The eyepiece clamping thumbscrews of the telescope adapter ring I had bought from Germany were incredibly vulnerable to unscrewing themselves! So they could easily be lost in the grass.  I found three of them in the bottom of the zipped pocket on the Viking tripod carrier. Huge sigh of relief! Quite what I can do about it is another matter. Silicone rubber on the thumbscrew threads inside the ring?  That, or I will have to drill the thumbscrews and fit tiny lanyards! No!

Beech forest at 1,800 yards. Distance measured on Google Earth.

The camera had been removed from the Vortex PS-100 before being refitted for the short trip. Even though the front plate clamping bolt hadn't been undone the camera alignment was still horribly awry! The camera may have to be left permanently in place on the PS-100 adapter once it is perfectly aligned. My wife will lose her occasional camera for snapping flowers and butterflies.

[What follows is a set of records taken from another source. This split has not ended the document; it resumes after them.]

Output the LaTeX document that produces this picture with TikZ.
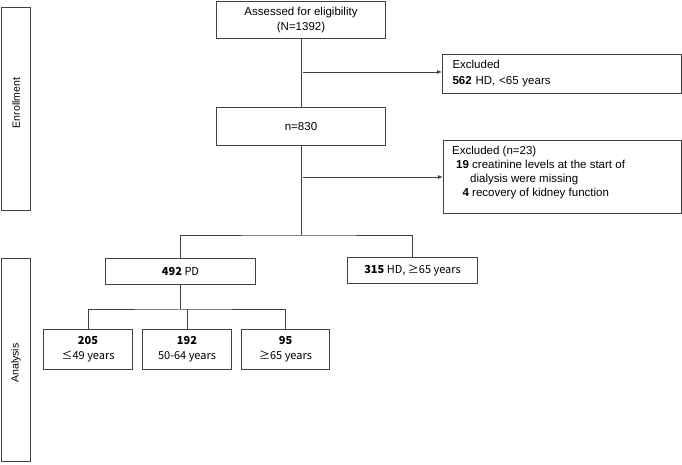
\documentclass[tikz,border=0pt]{standalone}
\usepackage{fontspec}
\setmainfont{Liberation Sans}
\newfontfamily\kfont{Noto Sans CJK KR}
\usetikzlibrary{arrows.meta}
\begin{document}
\begin{tikzpicture}[x=1pt,y=-1pt,
  every node/.style={font=\fontsize{11.5}{15}\selectfont},
  box/.style={draw=black!75,line width=1pt,inner sep=0pt,anchor=north west},
  kbox/.style={box,font=\kfont\fontsize{11}{15}\selectfont,align=center},
  side/.style={draw=black!75,line width=1pt,inner sep=0pt,anchor=north west},
  sidetext/.style={rotate=90,font=\fontsize{10.5}{12}\selectfont},
  link/.style={draw=black!75,line width=0.9pt},
  arr/.style={link,-{Latex[length=5pt,width=4pt]}}
]
\useasboundingbox (0,0) rectangle (682,464);
% side bars
\node[side,minimum width=29.5pt,minimum height=203pt] (enr) at (0.8,7) {};
\node[sidetext] (enrt) at (16,103) {Enrollment};
\node[side,minimum width=29.5pt,minimum height=203pt] (ana) at (0.8,258) {};
\node[sidetext] (anat) at (16,363) {Analysis};
% main column
\node[box,minimum width=169pt,minimum height=37.5pt,align=center] (assess) at (216,0.8) {Assessed for eligibility\\(N=1392)};
\node[box,minimum width=169pt,minimum height=38pt] (n830) at (216,107) {n=830};
% excluded boxes
\node[box,minimum width=239pt,minimum height=39pt,align=left,text width=219pt,inner xsep=10pt,font=\fontsize{11.5}{16}\selectfont] (exc1) at (442,54) {Excluded\\\textbf{562} HD, {<}65 years};
\node[box,minimum width=238pt,minimum height=73pt] (exc2) at (443,140) {};
\node[anchor=north west,inner sep=0pt,align=left,font=\fontsize{11.5}{14.3}\selectfont] (exc2t) at (452,145.5) {Excluded (n=23)\\
\hspace*{4pt}\textbf{19} creatinine levels at the start of\\
\hspace*{18pt}dialysis were missing\\
\hspace*{10.4pt}\textbf{4} recovery of kidney function};
% analysis boxes
\node[kbox,minimum width=150pt,minimum height=26pt] (pd) at (105,258) {\textbf{492} PD};
\node[kbox,minimum width=130pt,minimum height=26pt] (hd) at (347,257) {\textbf{315} HD, ≥65 years};
\node[kbox,minimum width=89pt,minimum height=40pt] (a1) at (43,329) {\textbf{205}\\≤49 years};
\node[kbox,minimum width=89pt,minimum height=40pt] (a2) at (142,329) {\textbf{192}\\50-64 years};
\node[kbox,minimum width=88pt,minimum height=40pt] (a3) at (241,329) {\textbf{95}\\≥65 years};
% connectors
\coordinate (c1) at (303,72);
\coordinate (c2) at (303,177);
\coordinate (b1) at (301,235);
\coordinate (b2) at (180.5,309);
\draw[link] (assess.south) -- (n830.north);
\draw[arr] (c1) -- (c1 -| exc1.west);
\draw[arr] (c2) -- (c2 -| exc2.west);
\draw[link] (n830.south) -- (b1);
\draw[link] (pd.north) |- (b1) -| (hd.north);
\draw[link] (pd.south) -- (b2);
\draw[link] (a1.north) |- (b2) -| (a3.north);
\draw[link] (b2 -| a2.north) -- (a2.north);
\end{tikzpicture}
\end{document}
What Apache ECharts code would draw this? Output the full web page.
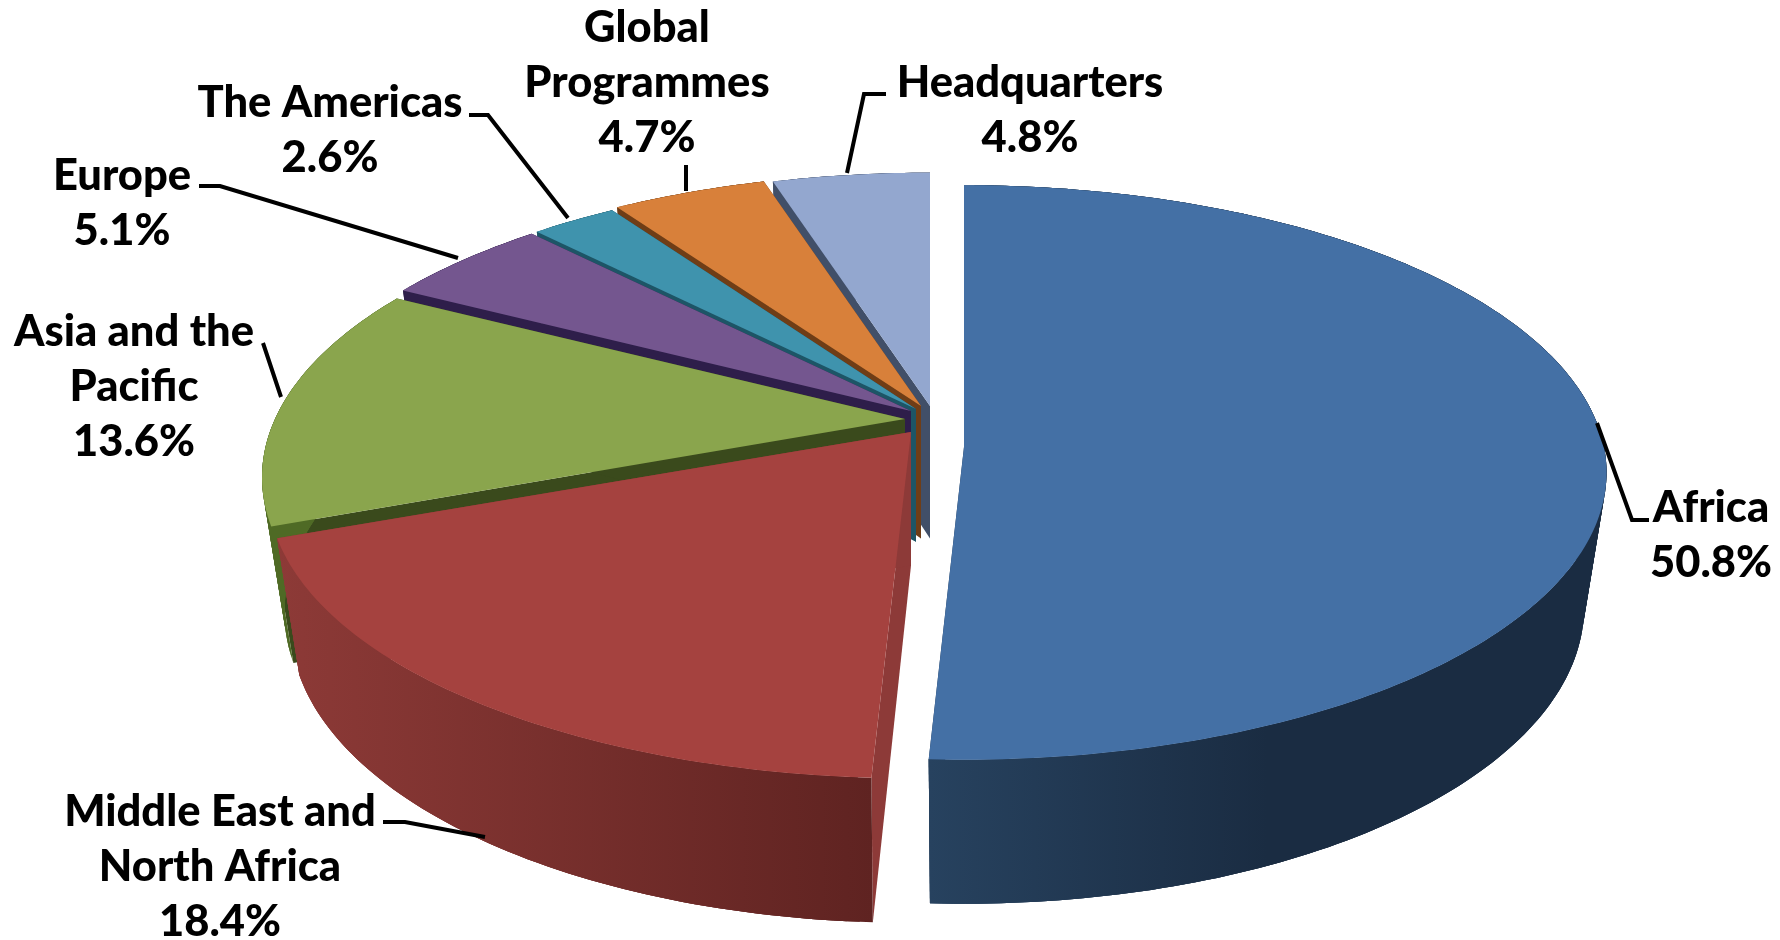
<!DOCTYPE html>
<html>
<head>
<meta charset="utf-8">
<style>html,body{margin:0;padding:0;background:#fff}#c{width:1780px;height:940px}</style>
<script src="https://cdn.jsdelivr.net/npm/echarts@6/dist/echarts.min.js"></script>
</head>
<body>
<div id="c"></div>
<script>
var categories = ["Africa", "Middle East and\nNorth Africa", "Asia and the\nPacific", "Europe", "The Americas", "Global\nProgrammes", "Headquarters"];
var shares = [50.8, 18.4, 13.6, 5.1, 2.6, 4.7, 4.8];

// per-slice look (presentation only)
var topColors = ["#4470a5", "#a5423f", "#8aa54d", "#74568f", "#3f93ad", "#d8803a", "#93a7cf"];
var wallColors = ["#1f3550", "#8d3a38", "#3a4a1c", "#2e1e4a", "#1d5566", "#6f3d16", "#414f68"];
var outerFrom = ["#27425f", "#8d3a37", "#4f6a25", "#2e1e4a", "#1d5566", "#6f3d16", "#414f68"];
var outerTo = ["#1a2c42", "#5f2321", "#4f6a25", "#2e1e4a", "#1d5566", "#6f3d16", "#414f68"];
var apexX = [964, 911, 905, 911, 916, 921, 930];
var apexY = [447, 432, 419, 411, 409, 406, 406];
var radX = [640, 630, 630, 630, 630, 630, 630];
var radY = [285, 277, 280, 280, 280, 280, 280];
var persp = [0.0887, 0.2, 0.2, 0.2, 0.2, 0.2, 0.2];
var labelCenterX = [1711, 220, 134, 122, 330, 647, 1030];
var labelTopY = [508, 812, 332, 176, 103, 28, 83];
var leaders = [
  [[1597, 423], [1632, 520], [1649, 520]],
  [[383, 822], [405, 822], [485, 837]],
  [[263, 343], [281, 397]],
  [[199, 186], [220, 186], [458, 258]],
  [[469, 115], [488, 115], [568, 218]],
  [[686, 165], [686, 191]],
  [[886, 94], [864, 94], [847, 173]]
];
var drawDepth = [60, 50, 40, 30, 20, 10, 0];
var lineGap = 55;
var fontSize = 43.5;
var shrink = 0.965;

function wallHeight(y) { return 125 + (y - 173) * 19 / 587; }

var total = shares.reduce(function (a, b) { return a + b; }, 0);
var starts = [], acc = 0;
shares.forEach(function (v) { starts.push(acc / total * 2 * Math.PI); acc += v; });

function proj(i, a, r) {
  var X = Math.sin(a) * r, Y = Math.cos(a) * r, w = 1 + persp[i] * Y;
  return [apexX[i] + radX[i] * X / w, apexY[i] - radY[i] * Y / w];
}
function lower(i, p) {
  return [apexX[i] + (p[0] - apexX[i]) * shrink, p[1] + wallHeight(p[1])];
}

function renderItem(params, api) {
  var i = params.dataIndex;
  var share = api.value(0);
  var a0 = starts[i], a1 = a0 + share / total * 2 * Math.PI;
  var n = Math.max(4, Math.ceil((a1 - a0) / (Math.PI / 180)));
  var rim = [], rimLow = [];
  for (var k = 0; k <= n; k++) {
    var p = proj(i, a0 + (a1 - a0) * k / n, 1);
    rim.push(p);
    rimLow.push(lower(i, p));
  }
  var apex = [apexX[i], apexY[i]], apexLow = lower(i, apex);
  var z = drawDepth[i];
  var xs = rimLow.map(function (p) { return p[0]; }).concat(rim.map(function (p) { return p[0]; }));
  var minX = Math.min.apply(null, xs), maxX = Math.max.apply(null, xs);
  var grad = new echarts.graphic.LinearGradient(minX, 0, maxX, 0, [
    { offset: 0, color: outerFrom[i] },
    { offset: i === 0 ? 0.5 : 1, color: outerTo[i] },
    { offset: 1, color: outerTo[i] }
  ], true);
  var poly = function (points, fill, zz) {
    return { type: 'polygon', shape: { points: points }, style: { fill: fill }, z2: zz, silent: true };
  };
  var children = [
    poly([apex, rim[0], rimLow[0], apexLow], wallColors[i], z),
    poly([apex, rim[n], rimLow[n], apexLow], wallColors[i], z)
  ];
  for (var s = 0; s < n; s++) {
    var e = Math.min(n, s + 3);
    var strip = rim.slice(s, e + 1).concat(rimLow.slice(s, e + 1).reverse());
    children.push(poly(strip, grad, z + 1));
  }
  children.push(
    poly([apex].concat(rim), topColors[i], z + 2),
    {
      type: 'polyline', shape: { points: leaders[i] }, z2: 200, silent: true,
      style: { fill: null, stroke: '#000', lineWidth: 4 }
    },
    {
      type: 'text', x: labelCenterX[i], y: labelTopY[i] - lineGap / 2, z2: 201, silent: true,
      style: {
        text: categories[i] + '\n' + share.toFixed(1) + '%',
        font: '900 ' + fontSize + 'px Lato, "Open Sans", sans-serif',
        fill: '#000', align: 'center', verticalAlign: 'top', lineHeight: lineGap
      }
    }
  );
  return { type: 'group', children: children };
}

var chart = echarts.init(document.getElementById('c'), null, { renderer: 'canvas' });
chart.setOption({
  animation: false,
  backgroundColor: '#fff',
  series: [{
    type: 'custom',
    coordinateSystem: 'none',
    renderItem: renderItem,
    data: shares.map(function (v, i) { return { value: [v], name: categories[i] }; })
  }]
});
</script>
</body>
</html>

Buy a duplicate camera or a short zoom camera with a much larger screen? More expense!

The retractable Vortex Razor eyepiece [spectacle] ring is far too lose! Once clamped in place on the rubber ring the camera rotates back and forth completely freely. I could remove the packing inside the telescope adapter ring and clamp directly to the metalwork of the Razor eyepiece. Not too happy about that. I shall have to give the sloppiness of the eyepiece ring some serious thought. Add some tape inside the retractable rubber ring? This needs serious attention!

The battery compartment is inaccessible when the camera is fitted onto the Vortex PS-100 adapter. Which means re-aligning the camera every time it is used! Eek!  I had already fitted location screws in the free slots to constrain the camera but they didn't seem to help all that much.

The Vortex Razor, cheap, plastic lens caps are garbage. They don't grip and won't stay in place beyond a second or two. Not sure how I'm going to protect the eyepiece and its vulnerable orifice in the telescope body in the future. A thick sock? Or two thick woolly socks? Makes much better sense than the plastic caps which don't stay on. So don't do any good at all!